Worshipful prince, it has been a moon’s sail towards the rising sun and still we have found no towns or cities, the Nubians here have no metal, cloth or pottery, not even villages. It is my misfortune to report that we have not seen any sign of gold, tin or precious gems, due to the ferocity of these southern Nile crocodiles it has been impossible for our assayer to test for gold dust in the rivers. I also beg leave to report that a poisonous serpent has slain the assayer when he was exploring inland. The men with him did report a strange animal, it has the appearance of a gazelle but lacks horns instead it has a long tail and it stands on two legs and moves in great bounds by beating its tail on the ground.

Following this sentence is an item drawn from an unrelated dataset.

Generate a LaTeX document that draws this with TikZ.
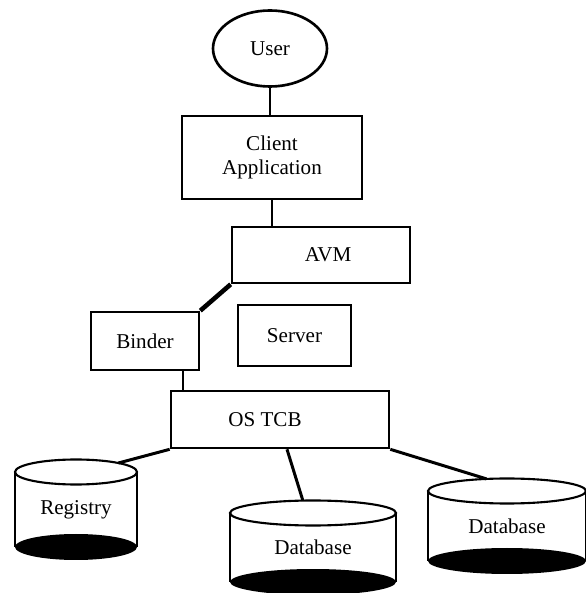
\documentclass[tikz,border=0pt]{standalone}
\usepackage{fontspec}
\setmainfont{Liberation Serif}
\usetikzlibrary{shapes.geometric,calc}

\tikzstyle{component}=[draw,line width=1.5pt,inner sep=0pt,align=center]
\tikzstyle{actor}=[draw,ellipse,line width=1.5pt,inner sep=0pt,
    minimum width=2.28cm,minimum height=1.52cm]
\tikzstyle{link}=[line width=1.3pt]
\tikzstyle{heavy link}=[line width=2.6pt]
\tikzstyle{store link}=[line width=1.7pt]
\tikzstyle{store border}=[line width=1.2pt]
\tikzstyle{store bottom}=[fill=black]
\newcommand{\compbox}[5]{
    \node[component,minimum width=#3cm,minimum height=#4cm] at (#1) (#2) {#5};
}
\newcommand{\store}[6][90]{
    \fill[store bottom] (#2) ++(0,-#4) ellipse (#3 and 0.26);
    \draw[store border] (#2) ++(-#3,0) -- ++(0,-#4) 
        (#2) ++(#3,0) -- ++(0,-#4);
    \draw[store border,fill=white] (#2) ellipse (#3 and 0.25);
    \path (#2) ++(0,-#4/2) node (#5) {#6};
    \path (#2) ++(#1:#3 and 0.25) coordinate (#5 top);
}

\begin{document}
\begin{tikzpicture}[font=\fontsize{12}{13.5}\selectfont]
    \useasboundingbox (0,0) rectangle (11.72,11.86);
    \node[actor] at (5.40,10.89) (user) {User};
    \compbox{5.44,8.71}{client}{3.60}{1.66}{Client\\Application}
    \compbox{6.42,6.76}{avm}{3.56}{1.12}{\hspace*{0.28cm}AVM}
    \compbox{2.90,5.04}{binder}{2.16}{1.16}{Binder}
    \compbox{5.89,5.15}{server}{2.26}{1.22}{Server}
    \compbox{5.60,3.47}{os}{4.36}{1.14}{OS TCB\hspace*{0.6cm}}
    %
    \store[46]{1.52,2.42}{1.22}{1.50}{registry}{Registry}
    \store[97]{6.26,1.60}{1.66}{1.38}{dbmiddle}{Database}
    \store[105]{10.14,2.04}{1.58}{1.40}{dbright}{Database}
    %
    \coordinate (binder out) at ([xshift=-0.34cm]binder.south east);
    \coordinate (os out) at ([xshift=0.14cm]os.south);
    %
    \draw[link] (user.south) -- (user.south |- client.north);
    \draw[link] (client.south) -- (client.south |- avm.north);
    \draw[heavy link] (avm.south west) -- (binder.north east);
    \draw[link] (binder out) -- (binder out |- os.north);
    \draw[store link] (os.south west) -- (registry top);
    \draw[store link] (os out) -- (dbmiddle top);
    \draw[store link] (os.south east) -- (dbright top);
\end{tikzpicture}
\end{document}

Worshipful prince, I have had to abandon the expedition. In the furtherest east we came upon a great reef extending south for many days sail and at frequent peril of grounding the crew clamoured to return to our home waters for they are frightened by the numerous fearsome and perilous beasts. There may still be treasures and trade as yet undiscovered but we can find no sign of them and none of the Nubians can tell us what lies there.

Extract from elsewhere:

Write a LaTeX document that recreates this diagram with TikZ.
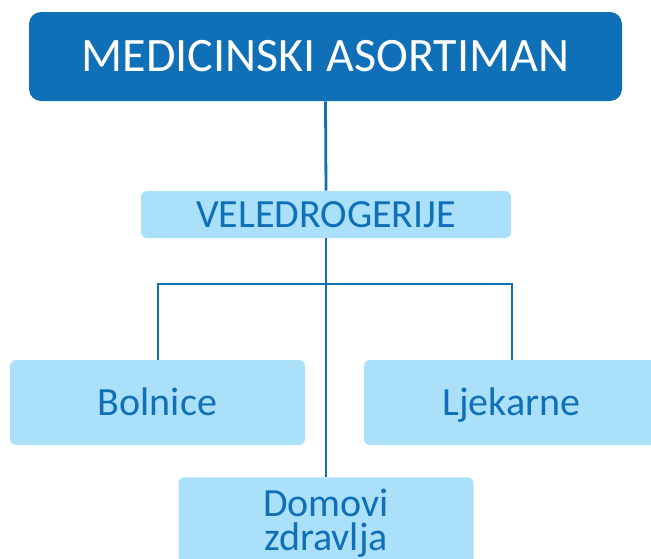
\documentclass[tikz,border=0pt]{standalone}
\usepackage{fontspec}
\setmainfont{Carlito}
\usepackage{tikz}
\definecolor{tamnoplava}{HTML}{0F70B7}
\definecolor{svijetloplava}{HTML}{ABE0FA}

\begin{document}
\begin{tikzpicture}[x=0.75pt,y=-0.75pt,
        glavni/.style={fill=tamnoplava,text=white,rounded corners=9pt,font=\fontsize{36}{40}\selectfont,
            minimum width=593*0.75pt,minimum height=89*0.75pt},
        kutija/.style={fill=svijetloplava,text=tamnoplava,rounded corners=4.5pt,font=\fontsize{30}{25.5}\selectfont,
            minimum width=295*0.75pt,minimum height=85*0.75pt,align=center},
        red/.style={text height=24pt,text depth=5pt},
        deblja/.style={draw=tamnoplava,line width=2.1pt},
        tanja/.style={draw=tamnoplava,line width=1.5pt}]
        \useasboundingbox (0,0) rectangle (651,558);
        \node[glavni] (top) at (325.5,56.5) {MEDICINSKI ASORTIMAN};
        \node[kutija,minimum width=370*0.75pt,minimum height=47*0.75pt] (vel) at (326,214.5) {VELEDROGERIJE};
        \node[kutija,red] (bol) at (157.5,402.5) {Bolnice};
        \node[kutija,red] (ljek) at (511.5,402.5) {Ljekarne};
        \node[kutija,anchor=north,minimum height=92*0.75pt] (dom) at (326,477) {Domovi\\zdravlja};
        \coordinate (racva) at (326,284);
        \draw[deblja] (top.south) -- (vel.north);
        \draw[deblja] (vel.south) -- (dom.north);
        \draw[tanja] (bol.north) |- (racva) -| (ljek.north);
    \end{tikzpicture}
\end{document}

Tyranny of Distance and The Reality of Improbability
So as you can see the Tyranny of Distance strikes again for Australia! As well as the simple fact that Phoenicians are merchants and traders like the Portuguese in the 16th century. Both societies required a port and goods to trade laid on, they don’t have the time or the resources to build extensive facilities. After all its always easier to seize some one else’s like the Portuguese did to Malacca when they arrived in the Spice Islands. The other fact that explodes the myth of Phoenicians in the Sunburnt Land is profit. As I said above they are primarily traders, and ships the essential transport vehicle of commerce are expensive. This being an accepted fact it is highly unlikely they’d send a fleet thousands of sea miles into the unknown with what would have to be hundreds of valuable skilled workers and supplies relying on dozens of supply ports along the way. As we have seen with the early modern exploitation of the Spice route by the Portuguese, Spanish and Dutch, long distance expeditions are frighteningly expensive. Losses were always high, several ships may depart on any venture, but that’s not how many return. Frequently a single leaky worm riddled vessel limps back to port crew decimated by scurvy and tropical diseases as it ties up to the docks all the investors pray that its packed to gunwales with gold, diamonds or spices. The alternative is too horrible to contemplate looming financial disaster and ruin.

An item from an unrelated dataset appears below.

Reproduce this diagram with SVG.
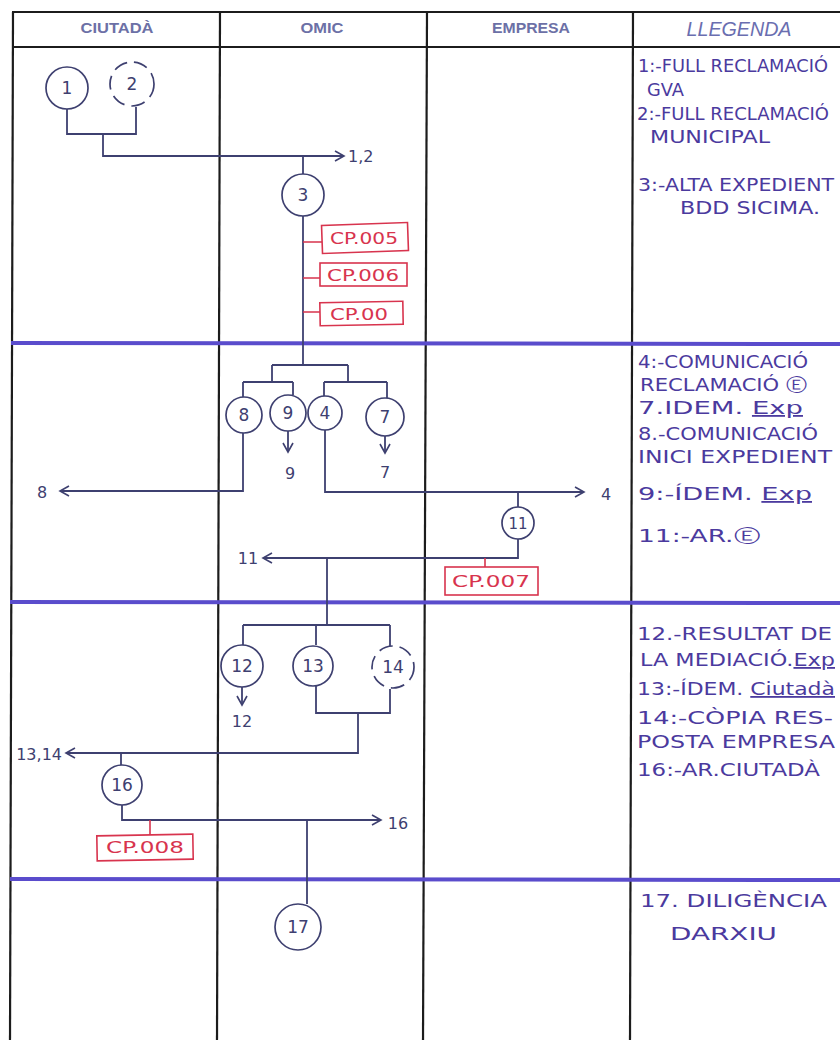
<svg xmlns="http://www.w3.org/2000/svg" width="840" height="1040" viewBox="0 0 840 1040">
<style>
.grid{stroke:#1c1c1c;stroke-width:2.2;fill:none}
.lane{stroke:#5a4ccc;stroke-width:4;fill:none}
.hdr{font-family:"Liberation Sans",Arial,sans-serif;font-weight:bold;font-size:15px;fill:#6c70a6;text-anchor:middle}
.hdri{font-family:"Liberation Sans",Arial,sans-serif;font-style:italic;font-size:20px;fill:#6a6eb0;text-anchor:middle}
.c{stroke:#3e4070;stroke-width:1.8;fill:none}
.node{stroke:#3e4070;stroke-width:1.7;fill:#fff}
.dash{stroke-dasharray:14 7}
.num{font-family:"DejaVu Sans",sans-serif;font-size:17px;fill:#3e4070;text-anchor:middle}
.out{font-family:"DejaVu Sans",sans-serif;font-size:16px;fill:#3e4070}
.cp{stroke:#d8344e;stroke-width:1.6;fill:#fff}
.cpl{stroke:#d8344e;stroke-width:1.6}
.cpt{font-family:"DejaVu Sans",sans-serif;font-size:15px;fill:#d8344e}
.leg{font-family:"DejaVu Sans",sans-serif;font-size:18px;fill:#4b3a9e}
.u{text-decoration:underline}
</style>
<defs>
<marker id="arr" markerUnits="userSpaceOnUse" markerWidth="12" markerHeight="12" refX="10" refY="6" orient="auto">
<path d="M1,1 L10,6 L1,11" fill="none" stroke="#3e4070" stroke-width="1.6"/>
</marker>
</defs>

<g id="table">
<line class="grid" x1="12" y1="12" x2="840" y2="12"/>
<line class="grid" x1="12" y1="47" x2="840" y2="47"/>
<line class="grid" x1="13" y1="12" x2="10" y2="1040"/>
<line class="grid" x1="220" y1="12" x2="217" y2="1040"/>
<line class="grid" x1="427" y1="12" x2="423" y2="1040"/>
<line class="grid" x1="633" y1="12" x2="630" y2="1040"/>
<line class="lane" x1="11" y1="343" x2="840" y2="344"/>
<line class="lane" x1="10" y1="602" x2="840" y2="603"/>
<line class="lane" x1="10" y1="879" x2="840" y2="880"/>
<text class="hdr" x="117" y="33" textLength="73" lengthAdjust="spacingAndGlyphs">CIUTADÀ</text>
<text class="hdr" x="322" y="33" textLength="43" lengthAdjust="spacingAndGlyphs">OMIC</text>
<text class="hdr" x="531" y="33" textLength="78" lengthAdjust="spacingAndGlyphs">EMPRESA</text>
<text class="hdri" x="739" y="36" textLength="105" lengthAdjust="spacingAndGlyphs">LLEGENDA</text>
</g>

<g id="connectors">
<path class="c" d="M67,109 V134 H136 V107"/>
<path class="c" d="M103,134 V156 H344" marker-end="url(#arr)"/>
<text class="out" x="348" y="162">1,2</text>
<path class="c" d="M303,156 V174"/>
<path class="c" d="M303,215 V365"/>
<path class="c" d="M272,365 H348 M272,365 V382 M348,365 V382"/>
<path class="c" d="M243,382 H293 M243,382 V397 M293,382 V395"/>
<path class="c" d="M324,382 H387 M324,382 V396 M387,382 V398"/>
<path class="c" d="M288,431 V452" marker-end="url(#arr)"/>
<text class="out" x="290" y="479" text-anchor="middle">9</text>
<path class="c" d="M385,436 V453" marker-end="url(#arr)"/>
<text class="out" x="385" y="478" text-anchor="middle">7</text>
<path class="c" d="M243,433 V491 H60" marker-end="url(#arr)"/>
<text class="out" x="42" y="498" text-anchor="middle">8</text>
<path class="c" d="M325,430 V492 H584" marker-end="url(#arr)"/>
<text class="out" x="606" y="500" text-anchor="middle">4</text>
<path class="c" d="M518,492 V507"/>
<path class="c" d="M518,539 V558 H263" marker-end="url(#arr)"/>
<text class="out" x="248" y="564" text-anchor="middle">11</text>
<path class="c" d="M327,558 V625"/>
<path class="c" d="M243,625 H390 M243,625 V645 M316,625 V645 M390,625 V646"/>
<path class="c" d="M242,687 V705" marker-end="url(#arr)"/>
<text class="out" x="242" y="727" text-anchor="middle">12</text>
<path class="c" d="M316,686 V713 H390 V689"/>
<path class="c" d="M358,713 V753 H66" marker-end="url(#arr)"/>
<text class="out" x="62" y="760" text-anchor="end">13,14</text>
<path class="c" d="M121,753 V765"/>
<path class="c" d="M122,805 V820 H381" marker-end="url(#arr)"/>
<text class="out" x="398" y="829" text-anchor="middle">16</text>
<path class="c" d="M307,820 V904"/>
<path class="cpl" d="M303,242 H322 M303,278 H320 M303,312 H320 M485,558 V567 M150,820 V835"/>
</g>

<g id="node-1"><circle class="node" cx="67" cy="88" r="21"/><text class="num" x="67" y="94">1</text></g>
<g id="node-2"><circle class="node dash" cx="132" cy="84" r="22"/><text class="num" x="132" y="90">2</text></g>
<g id="node-3"><circle class="node" cx="303" cy="195" r="21"/><text class="num" x="303" y="201">3</text></g>
<g id="cp-005"><rect class="cp" x="322" y="224" width="86" height="28" transform="rotate(-2 365 238)"/><text class="cpt" x="330" y="244" textLength="68" lengthAdjust="spacingAndGlyphs">CP.005</text></g>
<g id="cp-006"><rect class="cp" x="320" y="263" width="87" height="23"/><text class="cpt" x="327" y="281" textLength="72" lengthAdjust="spacingAndGlyphs">CP.006</text></g>
<g id="cp-00"><rect class="cp" x="320" y="302" width="83" height="23" transform="rotate(-1 361 313)"/><text class="cpt" x="330" y="320" textLength="58" lengthAdjust="spacingAndGlyphs">CP.00</text></g>
<g id="node-8"><circle class="node" cx="244" cy="415" r="18"/><text class="num" x="244" y="421">8</text></g>
<g id="node-9"><circle class="node" cx="288" cy="413" r="18"/><text class="num" x="288" y="419">9</text></g>
<g id="node-4"><circle class="node" cx="325" cy="413" r="17"/><text class="num" x="325" y="419">4</text></g>
<g id="node-7"><circle class="node" cx="385" cy="417" r="19"/><text class="num" x="385" y="423">7</text></g>
<g id="node-11"><circle class="node" cx="518" cy="523" r="16"/><text class="num" x="518" y="529" style="font-size:15px">11</text></g>
<g id="cp-007"><rect class="cp" x="445" y="567" width="93" height="28"/><text class="cpt" x="452" y="587" textLength="78" lengthAdjust="spacingAndGlyphs">CP.007</text></g>
<g id="node-12"><circle class="node" cx="242" cy="666" r="21"/><text class="num" x="242" y="672">12</text></g>
<g id="node-13"><circle class="node" cx="313" cy="666" r="20"/><text class="num" x="313" y="672">13</text></g>
<g id="node-14"><circle class="node dash" cx="393" cy="667" r="21"/><text class="num" x="393" y="673">14</text></g>
<g id="node-16"><circle class="node" cx="122" cy="785" r="20"/><text class="num" x="122" y="791">16</text></g>
<g id="cp-008"><rect class="cp" x="97" y="835" width="96" height="25" transform="rotate(-1 145 847)"/><text class="cpt" x="106" y="853" textLength="78" lengthAdjust="spacingAndGlyphs">CP.008</text></g>
<g id="node-17"><circle class="node" cx="298" cy="927" r="23"/><text class="num" x="298" y="933">17</text></g>

<g id="legend">
<text class="leg" x="638" y="72" textLength="190" lengthAdjust="spacingAndGlyphs">1:-FULL RECLAMACIÓ</text>
<text class="leg" x="647" y="96" textLength="37" lengthAdjust="spacingAndGlyphs">GVA</text>
<text class="leg" x="637" y="120" textLength="192" lengthAdjust="spacingAndGlyphs">2:-FULL RECLAMACIÓ</text>
<text class="leg" x="650" y="143" textLength="120" lengthAdjust="spacingAndGlyphs">MUNICIPAL</text>
<text class="leg" x="638" y="191" textLength="196" lengthAdjust="spacingAndGlyphs">3:-ALTA EXPEDIENT</text>
<text class="leg" x="680" y="214" textLength="140" lengthAdjust="spacingAndGlyphs">BDD SICIMA.</text>
<text class="leg" x="638" y="368" textLength="170" lengthAdjust="spacingAndGlyphs">4:-COMUNICACIÓ</text>
<text class="leg" x="640" y="391" textLength="167" lengthAdjust="spacingAndGlyphs">RECLAMACIÓ Ⓔ</text>
<text class="leg" x="638" y="414" textLength="165" lengthAdjust="spacingAndGlyphs">7.IDEM. <tspan class="u">Exp</tspan></text>
<text class="leg" x="638" y="440" textLength="180" lengthAdjust="spacingAndGlyphs">8.-COMUNICACIÓ</text>
<text class="leg" x="638" y="463" textLength="194" lengthAdjust="spacingAndGlyphs">INICI EXPEDIENT</text>
<text class="leg" x="638" y="500" textLength="174" lengthAdjust="spacingAndGlyphs">9:-ÍDEM. <tspan class="u">Exp</tspan></text>
<text class="leg" x="638" y="542" textLength="122" lengthAdjust="spacingAndGlyphs">11:-AR.Ⓔ</text>
<text class="leg" x="637" y="640" textLength="195" lengthAdjust="spacingAndGlyphs">12.-RESULTAT DE</text>
<text class="leg" x="640" y="666" textLength="195" lengthAdjust="spacingAndGlyphs">LA MEDIACIÓ.<tspan class="u">Exp</tspan></text>
<text class="leg" x="637" y="695" textLength="198" lengthAdjust="spacingAndGlyphs">13:-ÍDEM. <tspan class="u">Ciutadà</tspan></text>
<text class="leg" x="637" y="724" textLength="196" lengthAdjust="spacingAndGlyphs">14:-CÒPIA RES-</text>
<text class="leg" x="637" y="748" textLength="198" lengthAdjust="spacingAndGlyphs">POSTA EMPRESA</text>
<text class="leg" x="637" y="776" textLength="183" lengthAdjust="spacingAndGlyphs">16:-AR.CIUTADÀ</text>
<text class="leg" x="640" y="907" textLength="187" lengthAdjust="spacingAndGlyphs">17. DILIGÈNCIA</text>
<text class="leg" x="670" y="940" textLength="107" lengthAdjust="spacingAndGlyphs">DARXIU</text>
</g>
</svg>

When looked at the whole Phoenician –Australia situation as a simple cost –risk benefit analysis the prospect of their venturing this way diminishes dramatically. More telling is the local ready source of markets and resources, in other words follow the money! If gold and slaves are there for the picking on the East African coast and spices, gems and Lapis lazuli can be easily traded in India, then why risk the perils of distant and dangerous Terra Australis? Unless of course you have a few convicts to offload?
Naw, Punt salt mines are closer.
Bye all and as the doctor says – take the damned pills!